Soumis par Michel Lambert le
Quand je suis venu faire mes études à Montréal -- il y a malheureusement bien longtemps—je ne manquais pas de venir acheter mes légumes au marché Jean-Talon. Les nombreux paniers de poivrons de couleur me fascinaient, moi qui venait du Saguenay où l’on avait de la misère à faire pousser des piments doux hâtifs. C’est à ce moment-là que je me suis mis à les cuisiner davantage. Voici donc le résultat de mes découvertes subséquentes.
Vous savez sûrement que les noms de ce légume sont liés au mot poivre, en français, et pimiento, en espagnol qui veut aussi dire poivre. Les piments sont originaires du Mexique, de l’Amérique centrale et du nord de l’Amérique du Sud. Les habitants locaux les consommaient déjà, il y a 9 500 ans. Les archéologues ont trouvé des traces de leur domestication en Équateur, il y a un peu plus que 6 000 ans. Au moment où Christophe Colomb découvrit l’Amérique, les piments étaient cultivés partout au Mexique, en Amérique Centrale, dans les Antilles, en Louisiane et en Floride par les autochtones locaux. C’est un chirurgien qui faisait partie de l’équipage de Christophe Colomb, Diego Alvarez Chanca, qui donna la première recette mexicaine faite avec du piment, dans ses Lettres, en 1494. Ce sont donc les Espagnols et les Portugais qui ont apporté le piment en Europe et qui l’ont diffusé partout dans le monde, là où ils avaient des comptoirs d’épices, en particulier en Inde, en Chine et en Afrique de l’Ouest. Comme le piment était un condiment, il entra dans les mélanges locaux d’épices.
Les colons français qui se sont installés à Québec au XVIIe siècle n’ont pas planté de piment au moment de leur arrivée. La plupart des gens ne le connaissaient même pas.
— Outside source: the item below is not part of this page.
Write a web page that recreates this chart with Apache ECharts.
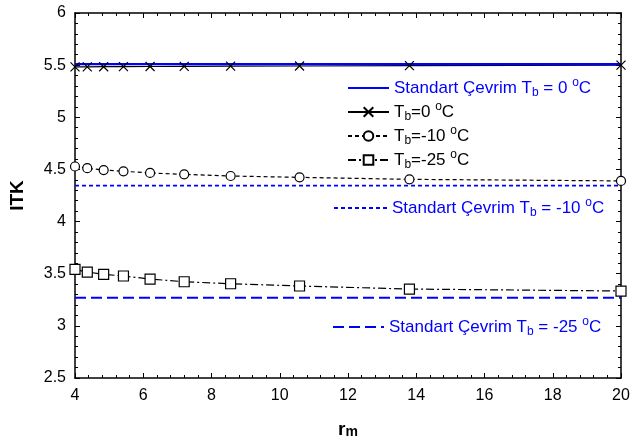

Mais au début du XVIIIe siècle, les jardiniers de Montréal commencèrent à en planter sur l’ile, comme on le faisait déjà couramment dans le sud de la France et dans le pays basque. Les Montréalais commencèrent à ajouter un petit piment dans leurs épices à marinade car on faisait déjà des cornichons dans le vinaigre et les épices, à cette époque. On importait aussi de la Cayenne que les Français cultivaient dans leur colonie d’Amérique du Sud, la Guyane française. Lorsque les Basques se sont établis en Gaspésie, au milieu du XIXe siècle, ils plantèrent leur piment d’Espelette qu’ils utilisaient déjà dans leur cuisine. C’est ainsi que le piment fort est entré lentement dans notre cuisine. Les immigrants italiens, portugais, polonais et hongrois nous ont fait connaître d’autres piments, lors de leurs différentes immigrations, à partir de la fin du XIXe siècle. Le paprika est devenu un condiment incontournable de notre cuisine comme la Cayenne et le Chili. Lorsque les Québécois commencèrent à voyager dans les Antilles et au Mexique, dans les années 1960, ils ramenèrent plusieurs types de piment fort pour commencer à faire de la cuisine piquante, chez eux. C’est ainsi que le jalapeno est devenu très populaire à partir des années 1980.
Quant au poivron qui est un piment doux à 4 lobes, il aurait été découvert au Panama, en Amérique Centrale, par un pirate anglais nommé Water. Ce dernier l’aurait amené à Boston, dès le XVIIIe siècle où l’on commença à le planter dans les jardins familiaux. À cause du climat nordique de la Nouvelle-Angleterre, c’est le poivron vert qu’on réussit à faire pousser. C’est pourquoi on commença à trouver des poivrons verts dans nos épiceries montréalaises et québécoises, dès la fin du XIXe siècle. Et l’on en plantait à La Pocatière en 1924, dans la Baie-des-Chaleurs, en 1930 et à Napierville, en 1940. Le poivron vert s’est installé solidement, chez nous, dans les années 1960, où on le cuisinait en compagnie de tomates ou de champignons dans diverses sauces à la viande, au poisson ou aux fruits de mer. Plusieurs recettes en vedette, cette semaine, illustrent cette affirmation. Ce sont les Néerlandais qui ont développé la culture en serre du poivron de couleur. Tous les pays les ont imités de sorte qu’on en trouve, aujourd’hui, autant qu’on trouve de poivrons verts. Les enfants préfèrent d’ailleurs les poivrons de couleur au poivron vert parce qu’il est plus doux et plus sucré. Il est particulièrement consommé cru, avec des sauces trempettes maison ou du commerce. On en trouve en panier, à bon prix, en ce temps-ci de l’année, et on peut s’en faire des provisions congelées pour les cuisiner en hiver. C'est notre façon de prolonger l'été.
Sur ce, je vous souhaite une bonne semaine.